• **TASK GOAL**: Find the line with "What Plotly code" and the line with "import plotly.graph_objects as go", then repeat both of them and every line in between exactly. Omit the pictures.

• **DATA LISTING**:

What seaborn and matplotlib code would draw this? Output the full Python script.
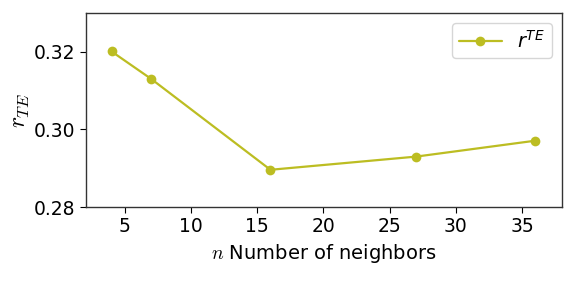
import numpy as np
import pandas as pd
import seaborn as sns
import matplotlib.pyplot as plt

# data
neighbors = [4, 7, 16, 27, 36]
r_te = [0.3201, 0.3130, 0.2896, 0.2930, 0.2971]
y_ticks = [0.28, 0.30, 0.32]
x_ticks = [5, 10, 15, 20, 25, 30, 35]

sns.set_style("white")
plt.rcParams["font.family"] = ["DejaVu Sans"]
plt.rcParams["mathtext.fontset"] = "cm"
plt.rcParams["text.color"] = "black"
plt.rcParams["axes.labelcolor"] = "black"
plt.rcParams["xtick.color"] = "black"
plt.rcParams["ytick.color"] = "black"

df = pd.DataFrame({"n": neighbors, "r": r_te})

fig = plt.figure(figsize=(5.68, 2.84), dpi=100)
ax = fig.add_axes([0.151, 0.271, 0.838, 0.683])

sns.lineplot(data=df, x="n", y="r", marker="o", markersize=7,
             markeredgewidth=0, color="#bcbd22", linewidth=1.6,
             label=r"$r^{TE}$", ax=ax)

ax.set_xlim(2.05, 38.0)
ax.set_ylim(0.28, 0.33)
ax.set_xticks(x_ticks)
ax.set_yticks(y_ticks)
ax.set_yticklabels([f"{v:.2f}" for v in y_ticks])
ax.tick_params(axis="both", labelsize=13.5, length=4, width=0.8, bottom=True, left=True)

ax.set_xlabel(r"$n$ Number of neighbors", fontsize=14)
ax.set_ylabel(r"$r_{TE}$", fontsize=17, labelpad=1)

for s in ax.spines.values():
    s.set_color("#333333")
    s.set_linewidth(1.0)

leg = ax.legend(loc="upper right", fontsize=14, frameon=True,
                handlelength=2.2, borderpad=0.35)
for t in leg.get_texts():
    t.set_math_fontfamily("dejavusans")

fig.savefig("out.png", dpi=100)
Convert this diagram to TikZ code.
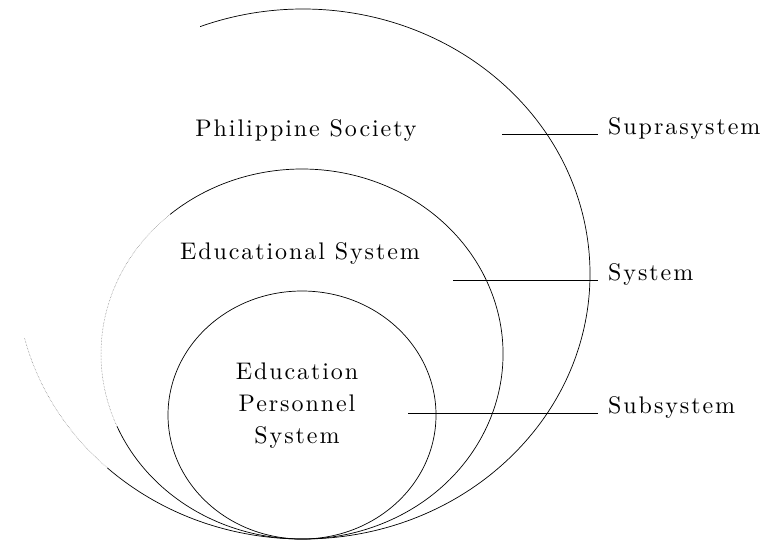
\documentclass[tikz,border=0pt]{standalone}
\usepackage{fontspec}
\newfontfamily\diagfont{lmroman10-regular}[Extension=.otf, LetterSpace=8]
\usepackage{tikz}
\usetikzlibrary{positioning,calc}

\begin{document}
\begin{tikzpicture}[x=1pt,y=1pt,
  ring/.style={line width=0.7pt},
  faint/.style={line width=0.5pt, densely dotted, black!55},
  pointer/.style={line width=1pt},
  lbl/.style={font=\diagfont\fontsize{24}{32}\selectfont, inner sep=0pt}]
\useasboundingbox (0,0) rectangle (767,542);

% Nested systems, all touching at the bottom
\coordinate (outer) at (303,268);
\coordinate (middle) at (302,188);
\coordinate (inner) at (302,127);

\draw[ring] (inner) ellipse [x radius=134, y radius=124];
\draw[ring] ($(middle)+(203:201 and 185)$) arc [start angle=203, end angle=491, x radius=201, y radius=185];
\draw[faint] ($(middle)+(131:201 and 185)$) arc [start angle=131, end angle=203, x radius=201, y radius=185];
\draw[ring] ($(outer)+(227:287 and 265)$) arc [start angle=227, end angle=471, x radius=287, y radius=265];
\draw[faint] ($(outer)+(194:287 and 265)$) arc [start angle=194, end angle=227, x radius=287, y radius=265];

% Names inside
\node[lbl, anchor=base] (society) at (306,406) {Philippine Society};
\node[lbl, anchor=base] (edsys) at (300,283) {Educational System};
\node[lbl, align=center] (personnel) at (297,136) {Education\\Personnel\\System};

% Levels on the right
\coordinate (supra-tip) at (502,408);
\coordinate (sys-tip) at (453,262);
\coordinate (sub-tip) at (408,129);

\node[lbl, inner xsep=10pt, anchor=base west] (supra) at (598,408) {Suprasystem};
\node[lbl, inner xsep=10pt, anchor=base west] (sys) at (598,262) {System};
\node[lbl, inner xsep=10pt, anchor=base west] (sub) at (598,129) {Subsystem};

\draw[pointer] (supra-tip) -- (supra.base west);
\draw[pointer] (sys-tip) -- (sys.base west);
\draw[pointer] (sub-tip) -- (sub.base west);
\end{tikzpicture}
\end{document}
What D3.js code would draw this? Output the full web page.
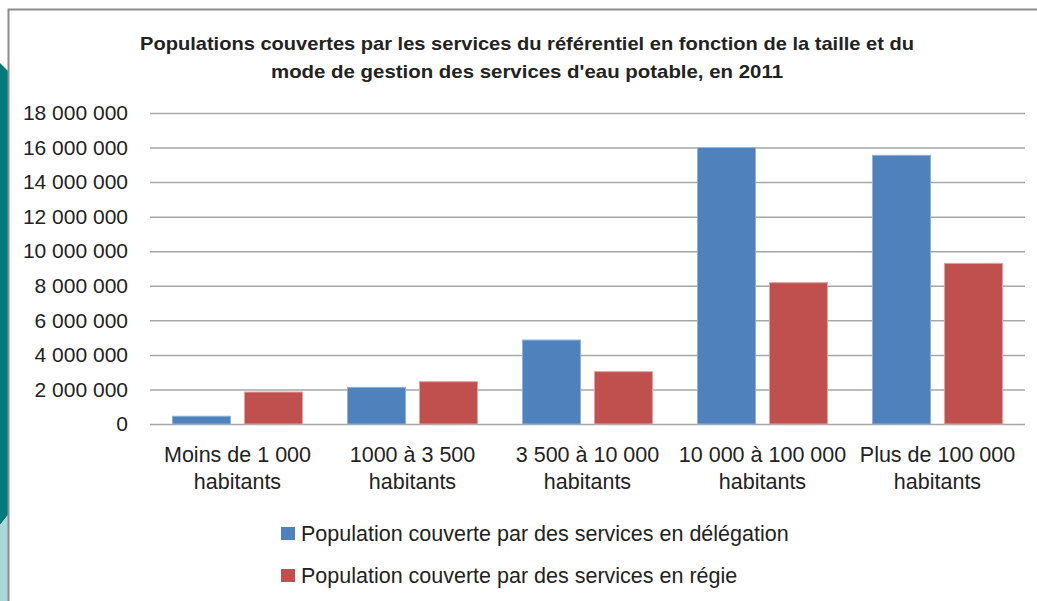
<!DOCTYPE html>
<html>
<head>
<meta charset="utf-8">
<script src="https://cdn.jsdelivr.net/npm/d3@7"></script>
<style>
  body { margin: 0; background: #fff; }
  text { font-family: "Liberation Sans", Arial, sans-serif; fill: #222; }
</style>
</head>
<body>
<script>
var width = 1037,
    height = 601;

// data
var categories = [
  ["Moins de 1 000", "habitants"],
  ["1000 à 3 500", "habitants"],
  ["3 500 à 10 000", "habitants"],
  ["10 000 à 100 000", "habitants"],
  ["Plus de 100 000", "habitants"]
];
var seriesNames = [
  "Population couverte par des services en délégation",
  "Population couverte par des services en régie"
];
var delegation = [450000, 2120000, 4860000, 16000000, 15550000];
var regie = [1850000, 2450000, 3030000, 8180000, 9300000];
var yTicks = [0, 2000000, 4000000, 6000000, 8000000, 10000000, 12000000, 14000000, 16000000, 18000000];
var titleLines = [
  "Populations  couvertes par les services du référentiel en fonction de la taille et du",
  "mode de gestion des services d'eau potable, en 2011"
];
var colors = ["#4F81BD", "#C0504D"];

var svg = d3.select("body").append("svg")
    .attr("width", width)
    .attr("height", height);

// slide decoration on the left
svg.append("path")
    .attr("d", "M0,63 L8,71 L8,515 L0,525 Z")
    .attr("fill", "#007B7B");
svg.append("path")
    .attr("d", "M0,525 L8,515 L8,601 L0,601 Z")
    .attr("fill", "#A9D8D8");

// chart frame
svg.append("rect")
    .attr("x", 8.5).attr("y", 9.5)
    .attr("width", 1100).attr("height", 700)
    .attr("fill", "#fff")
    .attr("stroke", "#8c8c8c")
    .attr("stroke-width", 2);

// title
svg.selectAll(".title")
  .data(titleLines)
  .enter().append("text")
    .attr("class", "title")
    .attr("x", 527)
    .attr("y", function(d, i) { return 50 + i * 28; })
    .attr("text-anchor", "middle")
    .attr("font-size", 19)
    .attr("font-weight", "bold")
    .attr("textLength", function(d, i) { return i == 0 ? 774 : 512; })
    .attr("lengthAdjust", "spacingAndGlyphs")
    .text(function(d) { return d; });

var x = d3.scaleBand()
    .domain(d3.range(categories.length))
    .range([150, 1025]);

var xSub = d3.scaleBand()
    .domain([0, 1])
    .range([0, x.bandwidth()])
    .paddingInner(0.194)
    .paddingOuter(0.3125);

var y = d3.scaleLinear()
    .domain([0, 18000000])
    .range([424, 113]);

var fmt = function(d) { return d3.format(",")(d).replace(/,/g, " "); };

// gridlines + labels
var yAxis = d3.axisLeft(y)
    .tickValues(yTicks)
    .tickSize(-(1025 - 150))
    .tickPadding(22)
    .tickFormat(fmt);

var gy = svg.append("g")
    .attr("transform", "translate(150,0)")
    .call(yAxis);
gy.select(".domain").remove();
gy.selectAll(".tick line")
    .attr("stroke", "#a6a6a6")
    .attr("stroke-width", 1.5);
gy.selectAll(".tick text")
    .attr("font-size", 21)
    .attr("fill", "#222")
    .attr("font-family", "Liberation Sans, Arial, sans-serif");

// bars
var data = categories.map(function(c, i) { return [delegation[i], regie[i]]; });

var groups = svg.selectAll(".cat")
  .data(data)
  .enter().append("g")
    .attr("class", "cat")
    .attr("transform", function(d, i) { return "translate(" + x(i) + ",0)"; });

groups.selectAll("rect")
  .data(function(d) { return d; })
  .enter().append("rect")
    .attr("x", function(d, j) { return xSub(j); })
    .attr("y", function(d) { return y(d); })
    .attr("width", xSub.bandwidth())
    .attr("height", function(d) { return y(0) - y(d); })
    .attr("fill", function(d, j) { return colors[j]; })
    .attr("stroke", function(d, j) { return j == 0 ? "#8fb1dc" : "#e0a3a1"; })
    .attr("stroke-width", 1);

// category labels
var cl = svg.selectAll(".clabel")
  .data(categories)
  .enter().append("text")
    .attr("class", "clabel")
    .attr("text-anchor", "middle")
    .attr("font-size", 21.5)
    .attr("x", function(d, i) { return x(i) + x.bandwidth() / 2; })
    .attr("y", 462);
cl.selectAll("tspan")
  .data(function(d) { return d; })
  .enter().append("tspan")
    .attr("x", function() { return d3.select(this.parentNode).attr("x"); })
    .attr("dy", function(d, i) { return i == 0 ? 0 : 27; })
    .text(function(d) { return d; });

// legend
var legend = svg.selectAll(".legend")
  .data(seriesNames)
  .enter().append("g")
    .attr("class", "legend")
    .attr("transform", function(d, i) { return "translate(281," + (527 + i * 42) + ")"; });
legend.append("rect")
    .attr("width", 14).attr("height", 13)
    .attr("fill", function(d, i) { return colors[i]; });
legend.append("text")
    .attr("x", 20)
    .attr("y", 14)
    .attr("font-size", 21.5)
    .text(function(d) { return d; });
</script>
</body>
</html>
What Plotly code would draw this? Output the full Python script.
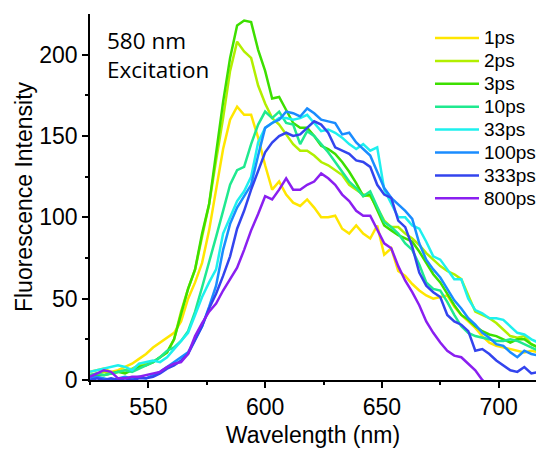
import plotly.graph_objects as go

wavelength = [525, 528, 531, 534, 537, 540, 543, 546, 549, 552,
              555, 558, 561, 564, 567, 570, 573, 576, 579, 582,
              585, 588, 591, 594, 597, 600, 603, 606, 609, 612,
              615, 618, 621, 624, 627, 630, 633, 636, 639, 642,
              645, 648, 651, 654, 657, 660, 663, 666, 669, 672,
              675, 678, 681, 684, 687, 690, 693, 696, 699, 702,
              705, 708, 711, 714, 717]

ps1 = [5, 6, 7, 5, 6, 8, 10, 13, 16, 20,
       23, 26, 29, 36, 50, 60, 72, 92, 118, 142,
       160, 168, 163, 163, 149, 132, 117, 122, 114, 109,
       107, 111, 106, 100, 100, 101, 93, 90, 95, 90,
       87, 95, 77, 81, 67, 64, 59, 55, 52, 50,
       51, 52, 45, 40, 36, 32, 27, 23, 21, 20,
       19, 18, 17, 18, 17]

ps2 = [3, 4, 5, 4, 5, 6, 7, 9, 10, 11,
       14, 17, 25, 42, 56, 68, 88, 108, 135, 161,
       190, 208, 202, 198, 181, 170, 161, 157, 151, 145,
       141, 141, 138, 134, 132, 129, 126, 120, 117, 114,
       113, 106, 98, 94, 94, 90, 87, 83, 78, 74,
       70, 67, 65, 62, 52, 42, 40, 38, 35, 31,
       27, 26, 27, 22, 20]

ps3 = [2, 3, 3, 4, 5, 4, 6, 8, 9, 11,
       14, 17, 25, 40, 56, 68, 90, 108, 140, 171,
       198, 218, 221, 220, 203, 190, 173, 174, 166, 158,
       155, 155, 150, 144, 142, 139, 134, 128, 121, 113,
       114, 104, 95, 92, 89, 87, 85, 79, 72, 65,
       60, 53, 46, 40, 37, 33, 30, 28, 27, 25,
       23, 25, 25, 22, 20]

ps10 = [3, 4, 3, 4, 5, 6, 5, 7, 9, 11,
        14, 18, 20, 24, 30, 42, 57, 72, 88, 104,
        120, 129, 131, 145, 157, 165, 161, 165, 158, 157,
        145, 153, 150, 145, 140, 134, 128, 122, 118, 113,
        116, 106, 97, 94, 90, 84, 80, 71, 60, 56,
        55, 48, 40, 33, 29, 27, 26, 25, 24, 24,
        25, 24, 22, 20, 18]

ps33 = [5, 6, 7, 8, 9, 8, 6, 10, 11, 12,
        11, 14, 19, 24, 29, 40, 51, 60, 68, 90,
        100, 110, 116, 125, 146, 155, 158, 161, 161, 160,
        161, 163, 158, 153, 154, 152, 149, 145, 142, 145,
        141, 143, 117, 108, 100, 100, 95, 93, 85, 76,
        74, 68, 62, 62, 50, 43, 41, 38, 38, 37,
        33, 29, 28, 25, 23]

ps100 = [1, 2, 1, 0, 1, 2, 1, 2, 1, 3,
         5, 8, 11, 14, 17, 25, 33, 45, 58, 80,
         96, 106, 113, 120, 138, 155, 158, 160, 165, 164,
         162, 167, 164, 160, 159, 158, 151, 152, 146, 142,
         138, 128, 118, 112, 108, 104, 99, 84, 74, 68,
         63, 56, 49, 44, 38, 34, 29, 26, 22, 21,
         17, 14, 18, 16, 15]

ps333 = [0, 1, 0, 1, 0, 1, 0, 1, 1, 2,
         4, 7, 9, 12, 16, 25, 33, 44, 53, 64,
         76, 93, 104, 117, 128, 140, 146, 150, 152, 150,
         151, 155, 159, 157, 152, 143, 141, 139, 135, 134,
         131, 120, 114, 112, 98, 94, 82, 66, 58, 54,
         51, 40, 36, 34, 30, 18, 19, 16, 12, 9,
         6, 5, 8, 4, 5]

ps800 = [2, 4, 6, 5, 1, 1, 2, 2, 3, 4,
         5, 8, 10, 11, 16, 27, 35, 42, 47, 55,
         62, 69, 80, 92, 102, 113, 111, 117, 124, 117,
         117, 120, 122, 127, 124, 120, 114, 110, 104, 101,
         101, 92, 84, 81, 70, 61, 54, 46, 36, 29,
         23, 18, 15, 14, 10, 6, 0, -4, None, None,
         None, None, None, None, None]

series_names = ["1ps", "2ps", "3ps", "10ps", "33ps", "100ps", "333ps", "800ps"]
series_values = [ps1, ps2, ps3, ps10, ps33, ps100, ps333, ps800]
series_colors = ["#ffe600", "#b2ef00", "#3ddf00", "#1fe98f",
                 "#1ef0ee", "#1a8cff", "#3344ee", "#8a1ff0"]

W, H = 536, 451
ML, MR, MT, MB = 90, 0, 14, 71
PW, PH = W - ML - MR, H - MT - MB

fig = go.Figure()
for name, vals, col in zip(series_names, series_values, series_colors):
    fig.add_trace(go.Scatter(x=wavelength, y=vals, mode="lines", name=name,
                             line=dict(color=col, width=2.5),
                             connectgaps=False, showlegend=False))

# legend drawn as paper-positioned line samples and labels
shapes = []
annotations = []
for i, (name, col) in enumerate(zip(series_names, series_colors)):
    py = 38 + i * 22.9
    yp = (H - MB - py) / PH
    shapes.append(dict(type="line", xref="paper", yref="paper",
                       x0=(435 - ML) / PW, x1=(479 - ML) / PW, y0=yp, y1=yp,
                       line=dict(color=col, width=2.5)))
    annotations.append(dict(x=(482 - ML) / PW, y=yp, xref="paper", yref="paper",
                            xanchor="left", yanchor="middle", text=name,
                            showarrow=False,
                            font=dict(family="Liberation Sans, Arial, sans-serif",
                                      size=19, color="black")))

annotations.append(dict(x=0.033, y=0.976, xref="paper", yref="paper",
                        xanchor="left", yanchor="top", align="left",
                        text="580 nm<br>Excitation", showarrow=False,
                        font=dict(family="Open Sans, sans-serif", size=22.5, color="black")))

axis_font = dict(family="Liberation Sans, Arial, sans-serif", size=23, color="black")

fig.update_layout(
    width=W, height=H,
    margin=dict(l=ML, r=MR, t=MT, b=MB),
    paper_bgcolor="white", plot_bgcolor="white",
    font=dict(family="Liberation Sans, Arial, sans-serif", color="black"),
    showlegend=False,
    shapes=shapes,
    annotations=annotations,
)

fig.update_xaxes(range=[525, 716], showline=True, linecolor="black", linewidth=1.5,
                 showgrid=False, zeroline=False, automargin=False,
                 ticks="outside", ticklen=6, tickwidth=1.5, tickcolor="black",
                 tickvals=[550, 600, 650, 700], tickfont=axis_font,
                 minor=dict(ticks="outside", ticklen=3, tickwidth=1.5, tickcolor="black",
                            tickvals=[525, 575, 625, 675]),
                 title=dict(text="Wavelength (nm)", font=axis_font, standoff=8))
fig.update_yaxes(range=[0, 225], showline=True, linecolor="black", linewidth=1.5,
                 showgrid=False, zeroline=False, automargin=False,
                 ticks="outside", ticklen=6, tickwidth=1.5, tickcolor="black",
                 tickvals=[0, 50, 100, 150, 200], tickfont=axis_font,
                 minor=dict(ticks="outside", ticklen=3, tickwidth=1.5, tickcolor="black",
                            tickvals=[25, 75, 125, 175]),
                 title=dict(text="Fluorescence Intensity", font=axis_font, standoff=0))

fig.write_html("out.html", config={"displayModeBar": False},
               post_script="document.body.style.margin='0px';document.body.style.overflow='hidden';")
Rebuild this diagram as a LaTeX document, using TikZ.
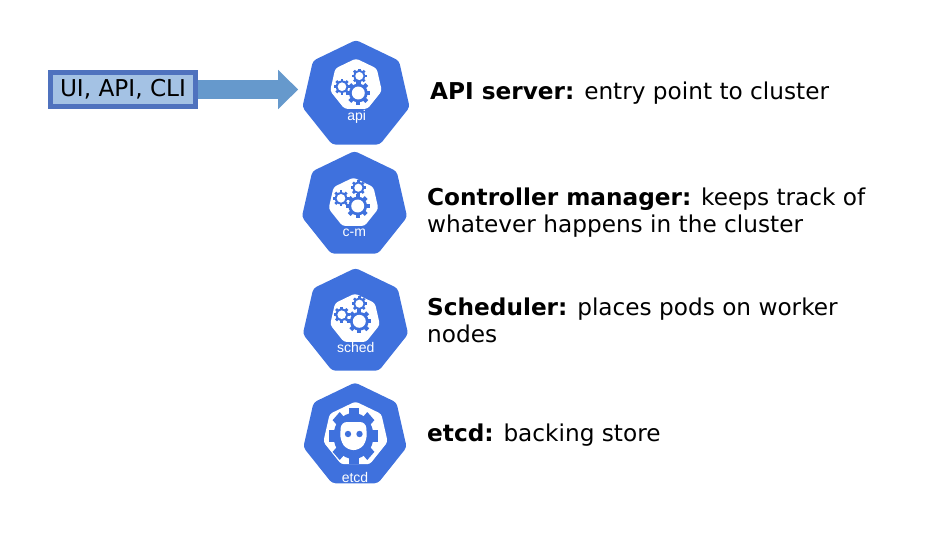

• **COMPLETE RESPONSE**:
What Plotly code would draw this? Output the full Python script.
import plotly.graph_objects as go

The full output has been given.